Much as Kelli tries to make amends for her father’s sins, Kenmore who suspected her from the beginning tells her that
“There’s only one person who can pay for someone else’s sins, and you’re not Him. He died on a cross a couple thousand years ago.” Kenmore also explains the difference between doing the easy thing and the right thing through the example of Joseph from the Old Testament.



Unlike most Christian fiction, the lead character is not particularly religious. In fact, Kelli is most uncomfortable with ‘church’ people.

Despite the deviousness of the planned disappearance upon which the plot hinges, this book is no thriller. Its concern is with those left behind and how they cope with their feelings of betrayal and with the turn their lives take.

I must confess that towards the end of the book, I just couldn’t stop the tears from free-falling. I’m a total crybaby, of course. But the book is sweet too.


(I received a free e-copy of this book from Bethany House. I read it through NetGalley.)


Monday, May 04, 2015

Reflection on completing the A to Z Challenge 2015

It’s been a pleasant month of renewing my friendship (and acquaintanceship - who among us would call Iago our friend, or Richard Parker, for that matter, and live to tell the tale?).

This has my third successful challenge, and I have thoroughly enjoyed it.

This year’s challenge was rendered more difficult on account of certain self-determined conditions. I decided that given the plethora of characters that are close to my heart, I would ensure that each author or character creator would have only one character on the list. The rule was necessary. Shakespeare alone would have contributed so many to this list.

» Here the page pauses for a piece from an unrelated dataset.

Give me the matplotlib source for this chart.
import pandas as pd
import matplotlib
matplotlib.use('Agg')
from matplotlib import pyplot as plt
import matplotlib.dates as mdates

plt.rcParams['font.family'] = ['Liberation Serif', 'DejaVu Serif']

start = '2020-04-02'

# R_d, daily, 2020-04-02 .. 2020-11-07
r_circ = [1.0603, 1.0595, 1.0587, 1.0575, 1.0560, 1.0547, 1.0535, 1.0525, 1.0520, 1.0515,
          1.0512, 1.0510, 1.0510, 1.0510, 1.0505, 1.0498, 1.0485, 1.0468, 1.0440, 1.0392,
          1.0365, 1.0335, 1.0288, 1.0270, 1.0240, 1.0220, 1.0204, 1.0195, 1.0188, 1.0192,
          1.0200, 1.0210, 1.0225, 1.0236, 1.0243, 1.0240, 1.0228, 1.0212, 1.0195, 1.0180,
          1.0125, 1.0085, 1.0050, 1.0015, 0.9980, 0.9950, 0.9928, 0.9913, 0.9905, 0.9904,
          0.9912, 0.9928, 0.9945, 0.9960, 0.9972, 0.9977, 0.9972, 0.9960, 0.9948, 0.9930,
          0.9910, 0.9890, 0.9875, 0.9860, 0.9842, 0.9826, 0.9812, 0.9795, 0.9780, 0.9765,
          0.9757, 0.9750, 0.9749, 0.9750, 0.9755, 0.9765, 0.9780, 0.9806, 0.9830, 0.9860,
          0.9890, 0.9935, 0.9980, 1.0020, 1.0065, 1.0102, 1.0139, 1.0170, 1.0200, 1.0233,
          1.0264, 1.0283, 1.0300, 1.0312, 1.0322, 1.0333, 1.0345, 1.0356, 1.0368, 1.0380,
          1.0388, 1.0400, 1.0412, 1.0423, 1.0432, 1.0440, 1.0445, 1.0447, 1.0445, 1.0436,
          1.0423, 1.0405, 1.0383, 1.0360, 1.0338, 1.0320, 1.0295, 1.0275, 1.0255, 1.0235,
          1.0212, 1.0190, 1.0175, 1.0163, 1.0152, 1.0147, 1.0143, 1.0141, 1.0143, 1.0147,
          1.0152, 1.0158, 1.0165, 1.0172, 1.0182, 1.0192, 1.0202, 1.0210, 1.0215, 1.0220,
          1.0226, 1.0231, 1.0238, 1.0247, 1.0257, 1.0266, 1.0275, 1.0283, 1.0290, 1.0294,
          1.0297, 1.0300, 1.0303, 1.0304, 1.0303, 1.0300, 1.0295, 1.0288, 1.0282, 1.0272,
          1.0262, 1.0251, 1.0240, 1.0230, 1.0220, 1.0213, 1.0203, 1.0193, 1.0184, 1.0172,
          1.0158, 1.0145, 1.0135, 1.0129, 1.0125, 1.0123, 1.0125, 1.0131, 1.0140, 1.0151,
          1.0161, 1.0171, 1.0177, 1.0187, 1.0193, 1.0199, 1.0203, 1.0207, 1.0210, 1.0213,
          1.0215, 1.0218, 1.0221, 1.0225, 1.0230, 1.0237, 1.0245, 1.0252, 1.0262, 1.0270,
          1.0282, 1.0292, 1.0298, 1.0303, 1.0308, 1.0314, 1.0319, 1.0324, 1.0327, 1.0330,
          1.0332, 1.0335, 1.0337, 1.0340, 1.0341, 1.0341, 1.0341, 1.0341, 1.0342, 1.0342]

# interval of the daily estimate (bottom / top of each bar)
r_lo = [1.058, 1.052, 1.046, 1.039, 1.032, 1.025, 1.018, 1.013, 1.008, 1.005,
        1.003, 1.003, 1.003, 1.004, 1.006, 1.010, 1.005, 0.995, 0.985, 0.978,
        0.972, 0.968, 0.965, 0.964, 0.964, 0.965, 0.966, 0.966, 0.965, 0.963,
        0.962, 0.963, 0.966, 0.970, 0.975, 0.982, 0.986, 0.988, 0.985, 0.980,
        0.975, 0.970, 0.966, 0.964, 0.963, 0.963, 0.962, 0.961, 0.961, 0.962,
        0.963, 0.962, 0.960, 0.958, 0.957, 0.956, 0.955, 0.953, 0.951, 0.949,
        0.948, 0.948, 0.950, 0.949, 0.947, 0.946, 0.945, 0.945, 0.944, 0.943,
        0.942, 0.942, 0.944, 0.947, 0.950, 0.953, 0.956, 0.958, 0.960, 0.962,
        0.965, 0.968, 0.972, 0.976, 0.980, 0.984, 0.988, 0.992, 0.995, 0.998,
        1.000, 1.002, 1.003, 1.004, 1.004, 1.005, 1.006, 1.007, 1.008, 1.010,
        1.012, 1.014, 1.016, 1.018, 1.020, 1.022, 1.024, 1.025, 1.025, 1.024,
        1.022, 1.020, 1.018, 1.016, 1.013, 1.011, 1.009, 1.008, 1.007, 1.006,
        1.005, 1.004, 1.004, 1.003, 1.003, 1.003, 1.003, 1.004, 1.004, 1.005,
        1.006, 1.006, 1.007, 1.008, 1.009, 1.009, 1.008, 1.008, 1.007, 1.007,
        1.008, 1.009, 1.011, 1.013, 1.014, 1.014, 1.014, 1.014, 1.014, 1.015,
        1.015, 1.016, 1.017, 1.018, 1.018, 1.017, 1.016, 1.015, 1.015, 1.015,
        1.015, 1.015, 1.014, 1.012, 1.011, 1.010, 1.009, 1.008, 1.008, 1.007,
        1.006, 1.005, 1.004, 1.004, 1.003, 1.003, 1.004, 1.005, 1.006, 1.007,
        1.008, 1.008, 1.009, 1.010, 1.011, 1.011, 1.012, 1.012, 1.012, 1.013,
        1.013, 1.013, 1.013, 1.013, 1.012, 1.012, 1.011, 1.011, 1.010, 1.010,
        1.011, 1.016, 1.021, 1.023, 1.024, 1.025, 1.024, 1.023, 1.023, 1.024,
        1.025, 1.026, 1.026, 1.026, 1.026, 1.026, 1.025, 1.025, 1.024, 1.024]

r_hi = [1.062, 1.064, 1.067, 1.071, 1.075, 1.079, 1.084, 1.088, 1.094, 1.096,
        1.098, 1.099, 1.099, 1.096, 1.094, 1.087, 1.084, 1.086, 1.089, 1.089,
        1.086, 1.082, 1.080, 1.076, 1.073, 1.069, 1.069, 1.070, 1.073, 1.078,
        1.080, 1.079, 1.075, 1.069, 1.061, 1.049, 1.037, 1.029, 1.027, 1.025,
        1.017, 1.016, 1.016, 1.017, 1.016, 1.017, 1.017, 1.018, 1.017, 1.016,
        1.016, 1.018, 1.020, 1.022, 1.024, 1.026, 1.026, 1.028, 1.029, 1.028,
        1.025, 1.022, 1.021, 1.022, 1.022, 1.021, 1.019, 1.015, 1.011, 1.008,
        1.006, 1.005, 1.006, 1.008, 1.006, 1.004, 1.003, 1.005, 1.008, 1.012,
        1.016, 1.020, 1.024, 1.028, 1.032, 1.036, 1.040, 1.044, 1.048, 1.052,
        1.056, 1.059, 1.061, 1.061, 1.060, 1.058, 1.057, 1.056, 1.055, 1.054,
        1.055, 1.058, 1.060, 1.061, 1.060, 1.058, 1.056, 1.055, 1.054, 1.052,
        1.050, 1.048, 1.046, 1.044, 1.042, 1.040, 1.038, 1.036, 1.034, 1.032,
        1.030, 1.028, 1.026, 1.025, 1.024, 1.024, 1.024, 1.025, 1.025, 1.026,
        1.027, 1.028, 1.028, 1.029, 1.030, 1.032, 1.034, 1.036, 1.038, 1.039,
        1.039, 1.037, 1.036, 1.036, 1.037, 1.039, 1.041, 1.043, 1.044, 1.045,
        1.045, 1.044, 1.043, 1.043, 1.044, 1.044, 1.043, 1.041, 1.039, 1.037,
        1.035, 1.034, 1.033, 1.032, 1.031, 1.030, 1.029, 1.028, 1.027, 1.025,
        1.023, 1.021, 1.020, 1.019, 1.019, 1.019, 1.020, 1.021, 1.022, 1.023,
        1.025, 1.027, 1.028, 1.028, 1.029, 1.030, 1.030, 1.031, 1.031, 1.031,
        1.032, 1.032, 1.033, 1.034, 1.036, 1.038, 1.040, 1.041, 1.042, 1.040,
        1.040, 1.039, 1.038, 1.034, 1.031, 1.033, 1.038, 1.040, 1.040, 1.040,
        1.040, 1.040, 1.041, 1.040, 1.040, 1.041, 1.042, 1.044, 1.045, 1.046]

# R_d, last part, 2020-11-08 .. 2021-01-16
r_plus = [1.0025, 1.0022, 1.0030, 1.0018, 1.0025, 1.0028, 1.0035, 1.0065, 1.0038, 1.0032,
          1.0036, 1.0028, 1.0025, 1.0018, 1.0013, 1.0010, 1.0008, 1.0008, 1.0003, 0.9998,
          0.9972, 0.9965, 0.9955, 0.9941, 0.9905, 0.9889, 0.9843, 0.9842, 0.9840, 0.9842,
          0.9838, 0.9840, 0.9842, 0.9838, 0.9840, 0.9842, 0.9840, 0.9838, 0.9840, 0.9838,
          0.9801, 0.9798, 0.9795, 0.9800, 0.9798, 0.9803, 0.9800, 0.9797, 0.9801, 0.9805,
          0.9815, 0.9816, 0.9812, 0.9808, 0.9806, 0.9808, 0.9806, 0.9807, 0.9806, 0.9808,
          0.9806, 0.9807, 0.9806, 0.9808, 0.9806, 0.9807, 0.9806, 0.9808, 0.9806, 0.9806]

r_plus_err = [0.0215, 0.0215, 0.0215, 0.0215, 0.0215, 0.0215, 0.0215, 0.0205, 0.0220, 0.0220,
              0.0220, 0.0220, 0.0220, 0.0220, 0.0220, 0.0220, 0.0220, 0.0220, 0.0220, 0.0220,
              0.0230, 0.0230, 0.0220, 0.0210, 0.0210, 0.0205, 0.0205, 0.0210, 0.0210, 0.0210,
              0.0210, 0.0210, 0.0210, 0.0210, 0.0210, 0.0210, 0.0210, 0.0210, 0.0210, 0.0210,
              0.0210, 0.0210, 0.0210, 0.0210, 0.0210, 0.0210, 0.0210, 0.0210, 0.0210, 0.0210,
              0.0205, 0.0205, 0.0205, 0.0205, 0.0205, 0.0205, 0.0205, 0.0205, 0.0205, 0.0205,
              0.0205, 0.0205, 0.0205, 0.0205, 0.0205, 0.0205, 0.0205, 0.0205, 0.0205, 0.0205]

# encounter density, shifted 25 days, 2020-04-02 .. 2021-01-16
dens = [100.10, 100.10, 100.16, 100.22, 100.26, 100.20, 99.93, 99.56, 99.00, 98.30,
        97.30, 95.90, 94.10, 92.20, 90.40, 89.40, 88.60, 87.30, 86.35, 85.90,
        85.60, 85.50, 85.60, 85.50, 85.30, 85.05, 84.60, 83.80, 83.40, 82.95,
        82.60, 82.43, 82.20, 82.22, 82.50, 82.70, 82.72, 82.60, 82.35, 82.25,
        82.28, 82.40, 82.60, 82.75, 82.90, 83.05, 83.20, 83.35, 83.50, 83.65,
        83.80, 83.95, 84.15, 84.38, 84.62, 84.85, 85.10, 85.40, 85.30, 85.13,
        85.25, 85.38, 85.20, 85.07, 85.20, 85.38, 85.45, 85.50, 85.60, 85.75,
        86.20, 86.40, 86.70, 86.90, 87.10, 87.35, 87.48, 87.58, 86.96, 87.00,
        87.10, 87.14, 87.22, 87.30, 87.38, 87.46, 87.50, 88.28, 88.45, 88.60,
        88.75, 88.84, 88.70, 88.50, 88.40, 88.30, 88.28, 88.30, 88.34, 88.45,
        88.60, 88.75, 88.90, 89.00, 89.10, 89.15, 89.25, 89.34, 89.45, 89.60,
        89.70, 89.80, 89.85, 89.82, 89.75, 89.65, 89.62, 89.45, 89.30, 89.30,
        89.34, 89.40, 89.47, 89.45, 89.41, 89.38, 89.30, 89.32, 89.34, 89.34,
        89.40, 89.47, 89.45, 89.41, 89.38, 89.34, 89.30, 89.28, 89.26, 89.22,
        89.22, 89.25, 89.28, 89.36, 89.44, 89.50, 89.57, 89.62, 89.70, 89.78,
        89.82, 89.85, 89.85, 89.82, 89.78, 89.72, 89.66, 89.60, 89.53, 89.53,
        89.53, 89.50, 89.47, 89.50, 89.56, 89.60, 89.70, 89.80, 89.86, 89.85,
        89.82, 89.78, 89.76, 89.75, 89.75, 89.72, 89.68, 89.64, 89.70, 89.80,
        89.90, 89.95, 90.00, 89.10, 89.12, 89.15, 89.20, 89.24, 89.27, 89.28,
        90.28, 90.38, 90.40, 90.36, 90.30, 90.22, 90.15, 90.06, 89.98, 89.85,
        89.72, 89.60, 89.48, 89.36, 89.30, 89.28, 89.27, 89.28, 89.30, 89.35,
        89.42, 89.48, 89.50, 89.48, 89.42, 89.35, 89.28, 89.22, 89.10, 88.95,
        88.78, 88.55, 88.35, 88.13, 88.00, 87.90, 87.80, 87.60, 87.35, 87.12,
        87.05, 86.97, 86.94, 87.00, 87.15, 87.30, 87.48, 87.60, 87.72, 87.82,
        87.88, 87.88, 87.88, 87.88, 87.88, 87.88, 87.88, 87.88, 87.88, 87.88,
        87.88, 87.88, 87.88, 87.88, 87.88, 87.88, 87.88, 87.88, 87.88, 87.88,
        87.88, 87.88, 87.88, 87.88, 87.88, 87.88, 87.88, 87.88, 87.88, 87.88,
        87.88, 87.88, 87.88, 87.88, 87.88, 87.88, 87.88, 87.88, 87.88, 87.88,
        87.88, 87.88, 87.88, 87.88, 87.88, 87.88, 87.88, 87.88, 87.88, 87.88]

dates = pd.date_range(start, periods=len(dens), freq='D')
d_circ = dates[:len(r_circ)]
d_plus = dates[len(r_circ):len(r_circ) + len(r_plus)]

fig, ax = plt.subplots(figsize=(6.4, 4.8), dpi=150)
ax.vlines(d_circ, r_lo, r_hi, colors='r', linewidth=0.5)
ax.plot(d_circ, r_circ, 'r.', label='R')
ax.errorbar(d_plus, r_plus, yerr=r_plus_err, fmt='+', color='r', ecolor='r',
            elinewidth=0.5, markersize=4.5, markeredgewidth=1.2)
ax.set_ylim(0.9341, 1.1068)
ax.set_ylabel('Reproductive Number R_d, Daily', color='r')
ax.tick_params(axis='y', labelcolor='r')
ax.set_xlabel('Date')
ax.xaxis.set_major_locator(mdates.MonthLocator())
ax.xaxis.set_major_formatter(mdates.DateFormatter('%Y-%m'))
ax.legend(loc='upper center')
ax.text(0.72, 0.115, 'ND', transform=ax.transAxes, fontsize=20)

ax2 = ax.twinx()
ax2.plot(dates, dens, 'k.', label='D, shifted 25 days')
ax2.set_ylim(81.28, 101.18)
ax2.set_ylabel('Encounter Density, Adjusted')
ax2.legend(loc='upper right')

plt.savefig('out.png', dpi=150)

While I was at it, I tried to ensure that at least a third of the characters were women. With Big Ethel, Hermione Granger, Little Mermaid, Miss Marple, Nancy Drew, Queen Scheherazade, Lt Uhura, and of course, some of the Yahoos and X-men were bound to have been women, I achieved my goal.

Also, I decided that each letter would be exactly 500 words. No more, no less. Given the intensity of the challenge, brevity was essential, as a favour to me and to any readers who might happen to stop by. After a while, I began to enjoy clipping my thoughts, feelings and words to fit the magic number.

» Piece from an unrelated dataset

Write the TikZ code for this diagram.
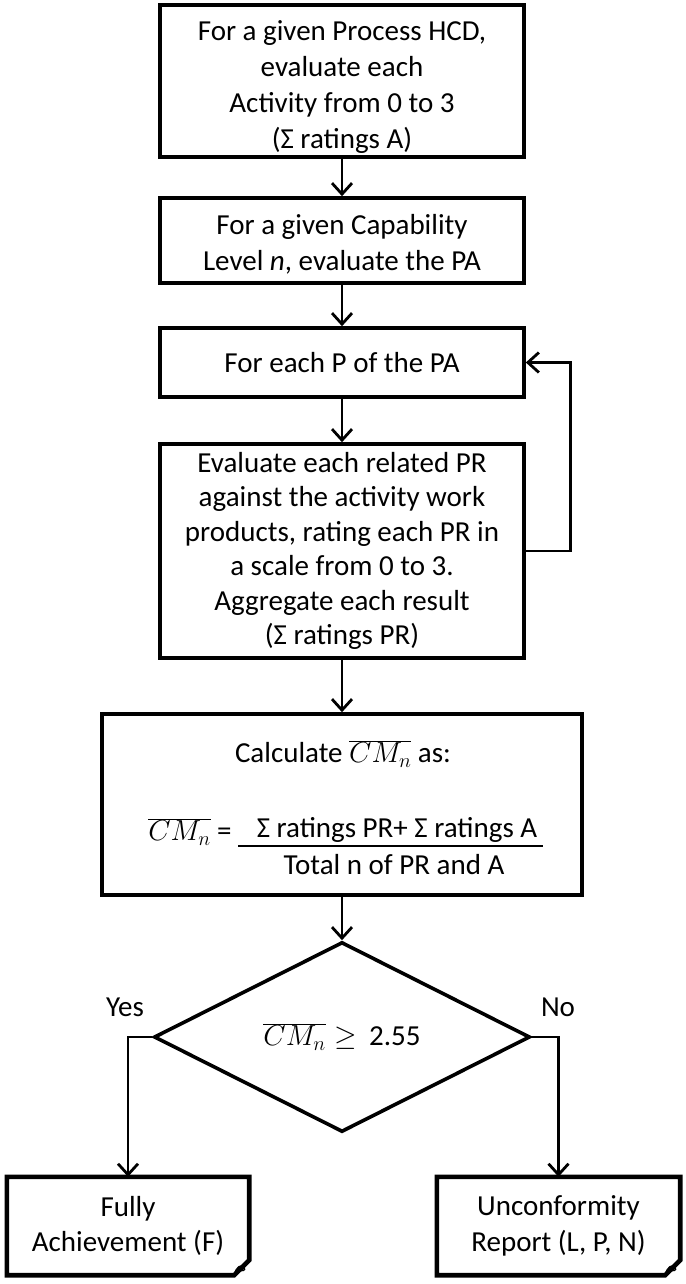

The exercise of writing letters to these characters helped me understand the strange alchemy through which a character that is outlined by the author in a few words, or in the case of an illustrator, in a few strokes, begins to take shape and life. And how these characters touch us, appealing to something within us that calls to them, clinging on and never letting go.

I understood why these characters had stayed with me. It was because they were real, three-dimensional people, and occasionally animals, with real motivations and desires.

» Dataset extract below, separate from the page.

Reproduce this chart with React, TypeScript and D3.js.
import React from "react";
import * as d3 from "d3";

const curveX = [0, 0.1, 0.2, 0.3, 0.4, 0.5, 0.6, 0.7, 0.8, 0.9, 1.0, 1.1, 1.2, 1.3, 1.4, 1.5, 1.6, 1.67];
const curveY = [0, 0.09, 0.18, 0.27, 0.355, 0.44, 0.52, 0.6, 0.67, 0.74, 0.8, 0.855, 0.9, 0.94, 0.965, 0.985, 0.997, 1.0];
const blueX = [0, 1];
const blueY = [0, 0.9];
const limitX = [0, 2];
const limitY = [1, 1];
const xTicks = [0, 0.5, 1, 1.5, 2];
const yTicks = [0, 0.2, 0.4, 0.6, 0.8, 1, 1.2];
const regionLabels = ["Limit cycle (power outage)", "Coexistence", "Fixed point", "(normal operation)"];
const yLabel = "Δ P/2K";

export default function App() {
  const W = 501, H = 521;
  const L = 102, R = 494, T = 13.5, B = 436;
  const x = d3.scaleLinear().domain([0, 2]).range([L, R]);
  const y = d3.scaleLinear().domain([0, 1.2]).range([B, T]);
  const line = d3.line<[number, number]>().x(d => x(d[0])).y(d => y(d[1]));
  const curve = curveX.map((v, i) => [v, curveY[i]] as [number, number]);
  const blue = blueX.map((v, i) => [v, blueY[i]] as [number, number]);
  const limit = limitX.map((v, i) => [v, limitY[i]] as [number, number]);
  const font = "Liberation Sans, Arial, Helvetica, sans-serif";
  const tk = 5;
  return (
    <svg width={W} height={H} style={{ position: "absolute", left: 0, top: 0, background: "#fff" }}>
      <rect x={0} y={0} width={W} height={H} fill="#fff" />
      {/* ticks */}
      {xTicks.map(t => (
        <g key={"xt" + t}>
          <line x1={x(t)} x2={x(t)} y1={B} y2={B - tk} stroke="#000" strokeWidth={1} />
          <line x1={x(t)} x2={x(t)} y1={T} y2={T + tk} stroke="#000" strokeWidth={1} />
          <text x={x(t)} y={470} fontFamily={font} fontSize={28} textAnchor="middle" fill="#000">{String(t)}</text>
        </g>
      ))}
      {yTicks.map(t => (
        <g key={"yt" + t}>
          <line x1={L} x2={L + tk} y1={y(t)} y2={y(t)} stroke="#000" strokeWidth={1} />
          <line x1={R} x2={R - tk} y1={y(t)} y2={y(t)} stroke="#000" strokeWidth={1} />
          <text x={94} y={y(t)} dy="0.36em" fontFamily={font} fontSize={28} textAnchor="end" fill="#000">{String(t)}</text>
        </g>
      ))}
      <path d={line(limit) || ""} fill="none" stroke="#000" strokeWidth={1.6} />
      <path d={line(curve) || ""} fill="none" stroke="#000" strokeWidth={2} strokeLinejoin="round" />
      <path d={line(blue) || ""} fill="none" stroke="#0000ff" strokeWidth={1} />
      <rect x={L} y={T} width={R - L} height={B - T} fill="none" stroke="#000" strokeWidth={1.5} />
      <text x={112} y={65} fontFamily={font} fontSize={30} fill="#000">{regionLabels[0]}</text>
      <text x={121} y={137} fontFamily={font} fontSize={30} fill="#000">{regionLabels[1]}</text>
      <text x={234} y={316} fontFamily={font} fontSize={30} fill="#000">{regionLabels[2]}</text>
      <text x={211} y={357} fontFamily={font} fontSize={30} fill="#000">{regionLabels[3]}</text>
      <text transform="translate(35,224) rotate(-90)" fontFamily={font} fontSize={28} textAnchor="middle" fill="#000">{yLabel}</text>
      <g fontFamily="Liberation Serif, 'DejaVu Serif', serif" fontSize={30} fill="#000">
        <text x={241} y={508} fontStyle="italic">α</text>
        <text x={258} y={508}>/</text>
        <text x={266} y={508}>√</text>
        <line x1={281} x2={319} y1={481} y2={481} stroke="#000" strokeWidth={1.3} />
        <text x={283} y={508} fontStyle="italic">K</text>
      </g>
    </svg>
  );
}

Many of these characters were people from my childhood, and it was lovely to know that although we don’t meet so often any more, they’re still there in my heart and mind, waiting to pick up from where we left off.

Beyond the 26 I’ve chosen to grace my blog, there are so many other characters that might be holding their breath, waiting for a missive for me. I shall get to you at my leisure, dear friends, in the course of this year. Free of the constraints of the alphabet, you will all have your turn. You have all played a very special role in my life, and my reading and my life has been enhanced, thanks to you.

If there is any regret I have, it is this: that I am never quite prepared with my posts beforehand. This year was no different. I struggled to give voice to my feelings and emotions vis-à-vis these characters, and the struggle took its toll. I couldn’t visit as many blogs as I would have liked to. Next year, I shall remedy that. And that means, thinking of a theme right now. 

Dear Muse, strike me now please.





PS. Incidentally, this post, not including this line, is 500 words short too.